Once this cycle has taken hold, it’s mightily difficult to get through any other message. We love certainty too much to let something as valuable and important as doubt get in its way. So how do we not get taken?

It’s not really possible, you know, to “think for yourself” if by that you mean that you are not already conditioned by time itself. You are never not a someone who has not already been determined by assumptions, values, and circumstances not of your own making. Well, much of it may be of your making but you don’t remember and aren’t going to.  And the rest is collective, intertwined, and inextricable to some greater whole of which you are merely a part.

To put this simpler, you inherit the self, so start there, and if you do then you stand a chance at creating more selves than just the one that makes you believe you can wholly self-determine. We can’t, we don’t, and it doesn’t matter that those facts are facts, they don’t limit us so much as tell us that limitations are not the problem.
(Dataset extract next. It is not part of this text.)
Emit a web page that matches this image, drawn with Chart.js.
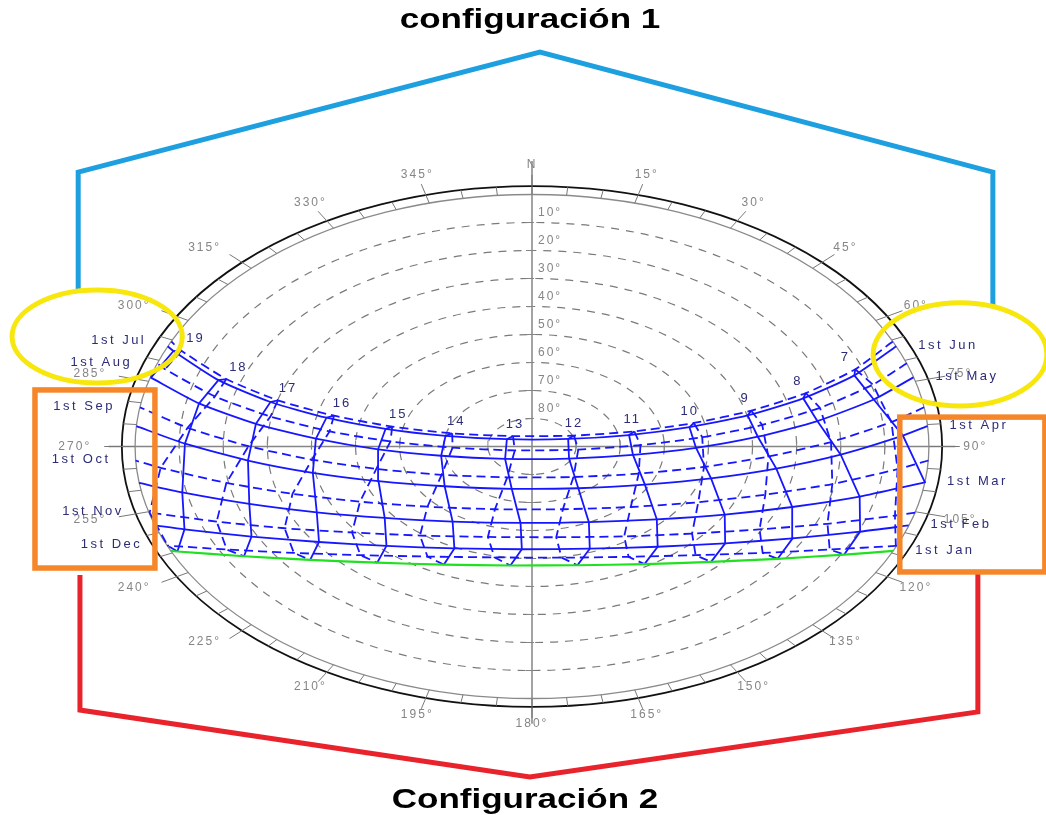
<!DOCTYPE html>
<html lang="es">
<head>
<meta charset="utf-8">
<title>configuración 1 / Configuración 2</title>
<script src="https://cdn.jsdelivr.net/npm/chart.js@4.4.1/dist/chart.umd.min.js"></script>
<style>
  html, body { margin: 0; padding: 0; background: #fff; }
  #wrap { width: 1046px; height: 815px; }
</style>
</head>
<body>
<div id="wrap"><canvas id="sunpath" width="1046" height="815"></canvas></div>
<script>
// Sun path positions.
// x = east offset, y = north offset, both in degrees of zenith distance (horizon = 90)
const hours = [7, 8, 9, 10, 11, 12, 13, 14, 15, 16, 17, 18, 19];
const monthLabels = ['1st Jan', '1st Feb', '1st Mar', '1st Apr', '1st May', '1st Jun',
                     '1st Jul', '1st Aug', '1st Sep', '1st Oct', '1st Nov', '1st Dec'];

const sunJan = [null, [70.8,-38.6], [55.7,-40.1], [40.6,-41.2], [25.5,-42.0], [10.3,-42.4], [-4.9,-42.5], [-20.0,-42.2], [-35.1,-41.5], [-50.3,-40.5], [-65.3,-39.2], [-80.4,-37.5], null];
const sunFeb = [null, [74.4,-30.4], [59.1,-32.8], [43.8,-34.6], [28.5,-35.8], [13.1,-36.5], [-2.3,-36.7], [-17.6,-36.4], [-33.0,-35.5], [-48.3,-34.1], [-63.6,-32.2], [-78.8,-29.6], null];
const sunMar = [[89.1,-12.8], [74.3,-17.9], [59.0,-21.6], [43.7,-24.3], [28.3,-26.0], [12.9,-27.0], [-2.6,-27.3], [-18.0,-26.8], [-33.4,-25.5], [-48.8,-23.5], [-64.1,-20.5], [-79.3,-16.4], null];
const sunApr = [[84.1,3.9], [70.0,-2.9], [55.4,-7.9], [40.6,-11.4], [25.6,-13.6], [10.5,-14.9], [-4.6,-15.1], [-19.8,-14.2], [-34.8,-12.4], [-49.7,-9.4], [-64.4,-5.0], [-78.7,1.0], null];
const sunMay = [[77.5,16.8], [64.7,9.1], [51.2,3.5], [37.2,-0.5], [22.9,-3.0], [8.4,-4.3], [-6.1,-4.4], [-20.6,-3.3], [-34.9,-1.0], [-49.0,2.8], [-62.6,8.1], [-75.5,15.4], [-86.4,24.6]];
const sunJun = [[73.1,25.4], [61.5,17.2], [48.9,11.1], [35.7,6.9], [22.0,4.1], [8.2,2.7], [-5.7,2.6], [-19.6,3.8], [-33.2,6.3], [-46.6,10.3], [-59.3,15.9], [-71.1,23.7], [-81.3,34.1]];
const sunJul = [[73.3,27.6], [62.1,19.1], [49.7,12.8], [36.7,8.4], [23.2,5.4], [9.5,3.9], [-4.3,3.7], [-18.1,4.7], [-31.7,7.1], [-44.9,11.0], [-57.6,16.5], [-69.3,24.1], [-79.5,34.2]];
const sunAug = [[77.3,22.1], [65.3,13.8], [52.2,7.7], [38.6,3.3], [24.6,0.5], [10.5,-1.1], [-3.9,-1.4], [-18.0,-0.4], [-32.1,1.8], [-45.9,5.4], [-59.3,10.7], [-71.9,17.9], [-83.2,27.6]];
const sunSep = [[81.5,8.7], [67.8,1.6], [53.6,-3.6], [39.0,-7.3], [24.2,-9.7], [9.4,-10.9], [-5.6,-11.0], [-20.5,-10.1], [-35.3,-8.0], [-49.9,-4.7], [-64.3,0.1], [-78.1,6.7], null];
const sunOct = [[82.9,-8.1], [68.1,-13.4], [52.9,-17.2], [37.7,-19.9], [22.4,-21.6], [7.0,-22.4], [-8.4,-22.4], [-23.7,-21.5], [-39.0,-19.7], [-54.3,-16.9], [-69.3,-13.0], [-84.2,-7.6], null];
const sunNov = [[82.3,-24.7], [67.0,-27.6], [51.6,-29.6], [36.3,-31.1], [20.9,-32.1], [5.5,-32.4], [-10.0,-32.3], [-25.4,-31.8], [-40.8,-30.7], [-56.1,-29.2], [-71.5,-26.8], [-86.7,-23.6], null];
const sunDec = [[82.5,-35.5], [67.5,-36.8], [52.3,-38.0], [37.1,-38.8], [21.9,-39.4], [6.7,-39.7], [-8.5,-39.6], [-23.7,-39.3], [-38.9,-38.8], [-54.0,-38.0], [-69.2,-36.8], [-82.6,-35.4], null];

// where each month's path meets the horizon (east = sunrise, west = sunset)
const sunrise = [[81.9,-37.3], [85.4,-28.2], [89.1,-13.0], [89.7,7.3], [86.5,24.7], [82.6,35.8],
                 [81.8,37.5], [85.0,29.7], [88.9,14.0], [89.9,-5.0], [86.9,-23.6], [82.7,-35.5]];
const sunset = [[-81.9,-37.3], [-85.4,-28.2], [-89.1,-13.0], [-89.7,7.3], [-86.5,24.7], [-82.6,35.8],
                [-81.8,37.5], [-85.0,29.7], [-88.9,14.0], [-89.9,-5.0], [-86.9,-23.6], [-82.7,-35.5]];

const altitudeRings = [10, 20, 30, 40, 50, 60, 70, 80];
const azimuthTicks = [0, 15, 30, 45, 60, 75, 90, 105, 120, 135, 150, 165, 180, 195, 210, 225, 240, 255, 270, 285, 300, 315, 330, 345];

const monthPaths = [sunJan, sunFeb, sunMar, sunApr, sunMay, sunJun, sunJul, sunAug, sunSep, sunOct, sunNov, sunDec];

const BLUE = '#1717ff';
const LABEL = '#2c2c78';
const GREY = '#858585';

const toXY = p => ({ x: p[0], y: p[1] });

// month curves: Jan-Jun solid, Jul-Dec dashed, Jan drawn green
const datasets = [];
monthPaths.forEach((path, m) => {
    datasets.push({
        data: [sunrise[m], ...path.filter(p => p), sunset[m]].map(toXY),
        showLine: true,
        pointRadius: 0,
        borderColor: m === 0 ? '#20e020' : BLUE,
        borderWidth: m === 0 ? 2.2 : 1.8,
        borderDash: m >= 6 ? [9, 5] : [],
        tension: 0.2
    });
});

// hour lines (analemmas): solid half Jan->Jul, dashed half Jul->Jan
hours.forEach((h, i) => {
    const firstHalf = [0, 1, 2, 3, 4, 5, 6].map(m => monthPaths[m][i]).filter(p => p);
    const secondHalf = [6, 7, 8, 9, 10, 11, 0].map(m => monthPaths[m][i]).filter(p => p);
    datasets.push({
        data: firstHalf.map(toXY), showLine: true, pointRadius: 0,
        borderColor: BLUE, borderWidth: 1.8, tension: 0
    });
    datasets.push({
        data: secondHalf.map(toXY), showLine: true, pointRadius: 0,
        borderColor: BLUE, borderWidth: 1.8, borderDash: [9, 5], tension: 0
    });
});

const polarGrid = {
    id: 'polarGrid',
    beforeDatasetsDraw(chart) {
        const { ctx } = chart;
        const { x, y } = chart.scales;
        const cx = x.getPixelForValue(0), cy = y.getPixelForValue(0);
        const polar = (az, r) => {
            const a = az * Math.PI / 180;
            return [x.getPixelForValue(r * Math.sin(a)), y.getPixelForValue(r * Math.cos(a))];
        };
        const ring = (r, color, width, dash) => {
            ctx.beginPath();
            ctx.setLineDash(dash);
            ctx.strokeStyle = color;
            ctx.lineWidth = width;
            ctx.ellipse(cx, cy, x.getPixelForValue(r) - cx, cy - y.getPixelForValue(r), 0, 0, Math.PI * 2);
            ctx.stroke();
        };

        ctx.save();
        altitudeRings.forEach(alt => ring(90 - alt, '#7a7a7a', 1.2, [8, 7]));

        // N-S and E-W axes
        ctx.setLineDash([]);
        ctx.strokeStyle = GREY;
        ctx.lineWidth = 1.5;
        ctx.beginPath();
        ctx.moveTo(cx, y.getPixelForValue(102));
        ctx.lineTo(cx, y.getPixelForValue(-99));
        ctx.moveTo(x.getPixelForValue(-96), cy);
        ctx.lineTo(x.getPixelForValue(96), cy);
        ctx.stroke();

        // little ticks where rings cross the axes
        ctx.lineWidth = 1;
        ctx.beginPath();
        altitudeRings.forEach(alt => {
            const r = 90 - alt;
            [r, -r].forEach(v => {
                const ty = y.getPixelForValue(v), tx = x.getPixelForValue(v);
                ctx.moveTo(cx - 6, ty); ctx.lineTo(cx + 2, ty);
                ctx.moveTo(tx, cy - 6); ctx.lineTo(tx, cy + 2);
            });
        });
        ctx.stroke();

        ring(90, '#8a8a8a', 1.3, []);
        ring(93, '#111', 1.8, []);

        // azimuth ticks round the rim
        ctx.setLineDash([]);
        ctx.strokeStyle = '#777';
        ctx.lineWidth = 1;
        ctx.beginPath();
        for (let az = 0; az < 360; az += 5) {
            const a = polar(az, 90);
            const b = polar(az, azimuthTicks.includes(az) ? 97 : 93);
            ctx.moveTo(a[0], a[1]);
            ctx.lineTo(b[0], b[1]);
        }
        ctx.stroke();
        ctx.restore();
    }
};

const overlay = {
    id: 'overlay',
    afterDraw(chart) {
        const { ctx } = chart;
        const { x, y } = chart.scales;
        const cx = x.getPixelForValue(0), cy = y.getPixelForValue(0);
        const P = p => [x.getPixelForValue(p[0]), y.getPixelForValue(p[1])];
        ctx.save();

        // altitude labels along the north axis
        ctx.font = '12px "Liberation Sans", Arial, sans-serif';
        ctx.letterSpacing = '2px';
        ctx.fillStyle = GREY;
        ctx.textAlign = 'left';
        ctx.textBaseline = 'middle';
        altitudeRings.forEach(alt => {
            ctx.fillText(alt + '°', cx + 6, y.getPixelForValue(90 - alt) - 10);
        });

        // azimuth labels
        ctx.textAlign = 'center';
        azimuthTicks.forEach(az => {
            const a = az * Math.PI / 180;
            let [lx, ly] = P([100.5 * Math.sin(a), 100.5 * Math.cos(a)]);
            if (Math.sin(a) < -0.6) lx -= 14;
            if (Math.cos(a) < -0.6) ly -= 4;
            ctx.fillText(az === 0 ? 'N' : az + '°', lx, ly);
        });

        // hour labels, just above the July point of each hour line
        ctx.font = '13px "Liberation Sans", Arial, sans-serif';
        ctx.letterSpacing = '2px';
        ctx.fillStyle = LABEL;
        hours.forEach((h, i) => {
            const [hx, hy] = P(sunJul[i]);
            ctx.fillText(String(h), hx + 2 * (h - 12), hy - 12);
        });

        // month labels at the horizon ends
        ctx.letterSpacing = '2.5px';
        monthLabels.forEach((lab, m) => {
            if (m < 6) {
                const [mx, my] = P(sunrise[m]);
                ctx.textAlign = 'left';
                ctx.fillText(lab, mx + 22, my - 1);
            } else {
                const [mx, my] = P(sunset[m]);
                ctx.textAlign = 'right';
                ctx.fillText(lab, mx - 25, my - 1);
            }
        });

        // callouts
        ctx.letterSpacing = '0px';
        ctx.setLineDash([]);
        ctx.lineJoin = 'miter';
        const poly = (pts, color) => {
            ctx.beginPath();
            pts.map(P).forEach((q, k) => k ? ctx.lineTo(q[0], q[1]) : ctx.moveTo(q[0], q[1]));
            ctx.strokeStyle = color;
            ctx.lineWidth = 5;
            ctx.stroke();
        };
        poly([[-102.9, 55], [-102.9, 98.0], [1.8, 140.9], [104.5, 98.0], [104.5, 49.5]], '#1e9fdf');
        poly([[-102.5, -45.9], [-102.5, -94.1], [-0.5, -118.0], [101.1, -94.8], [101.1, -45.2]], '#e8232b');

        const oval = (c, rx, ry) => {
            const [ex, ey] = P(c);
            ctx.beginPath();
            ctx.ellipse(ex, ey, x.getPixelForValue(c[0] + rx) - ex, ey - y.getPixelForValue(c[1] + ry), 0, 0, Math.PI * 2);
            ctx.strokeStyle = '#f7e70c';
            ctx.lineWidth = 5;
            ctx.stroke();
        };
        oval([-98.6, 39.3], 19.3, 16.6);
        oval([97.05, 32.9], 19.7, 18.4);

        const box = (a, b) => {
            const [x1, y1] = P(a), [x2, y2] = P(b);
            ctx.strokeStyle = '#f5862a';
            ctx.lineWidth = 5.5;
            ctx.strokeRect(x1, y1, x2 - x1, y2 - y1);
        };
        box([-112.7, 20.2], [-85.5, -43.4]);
        box([83.4, 10.5], [116.3, -44.8]);

        // titles
        ctx.fillStyle = '#000';
        ctx.font = 'bold 28px "Liberation Sans", Arial, sans-serif';
        ctx.textAlign = 'center';
        ctx.textBaseline = 'alphabetic';
        [['configuración 1', 530, 28], ['Configuración 2', 525, 808]].forEach(([t, tx, ty]) => {
            ctx.save();
            ctx.translate(tx, ty);
            ctx.scale(1.25, 1);
            ctx.fillText(t, 0, 0);
            ctx.restore();
        });
        ctx.restore();
    }
};

new Chart(document.getElementById('sunpath'), {
    type: 'scatter',
    data: { datasets },
    options: {
        responsive: false,
        animation: false,
        layout: { padding: 0 },
        plugins: { legend: { display: false }, tooltip: { enabled: false } },
        scales: {
            x: { type: 'linear', min: -120.63, max: 116.55, display: false },
            y: { type: 'linear', min: -131.6, max: 159.46, display: false }
        }
    },
    plugins: [polarGrid, overlay]
});
</script>
</body>
</html>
The gods proffer a less appealing but more worthwhile alternative--- it’s not nearly as satisfying as the demon’s gambit. It requires us to go back to our premise.

It is not just that time rots us---the catch-all for the ways in which we are held in time, by time, through time as mortal beings. Rather it is that time invites us to break into ourselves so that we can break the strangleholds of time. Then we can instead experience those conditions as our time, the brief, warm, lovely gift of this life. We will have to decide not to wish for some other time, some other life. But we will also have to not give up the feeling that we can live in any time, past or future, through the sheer power of our will and imagination.

We can still ache for a past and dream of a future but we will have to be content to accept that living happens in the space between every moment as it is and how we wish it were. What more it can be is up to us only when we are willing to stay in that seam, when we can go into that place where time cannot rot us because we are no longer in just one time or the other. When we are no longer “just now” wishing it were “just then” there’s room to move inside time, into a place where the false past no longer appeals and the wishful future is no longer remote. It’s not a twilight zone though it contains our shadows. It’s not stable or singular but neither is it unreal. We’ll have to embrace paradox without solving every problem but if we do then we can become more, not bound by time’s one-thing-or-the-other-ness. We can become a third, another, something that is no longer defined by what Time alone declares will rot us. We can enter a place that doesn’t demand we know or control or command so much as it allows us to live in our own skin. We’ll have to talk about this a lot more, but this is a start.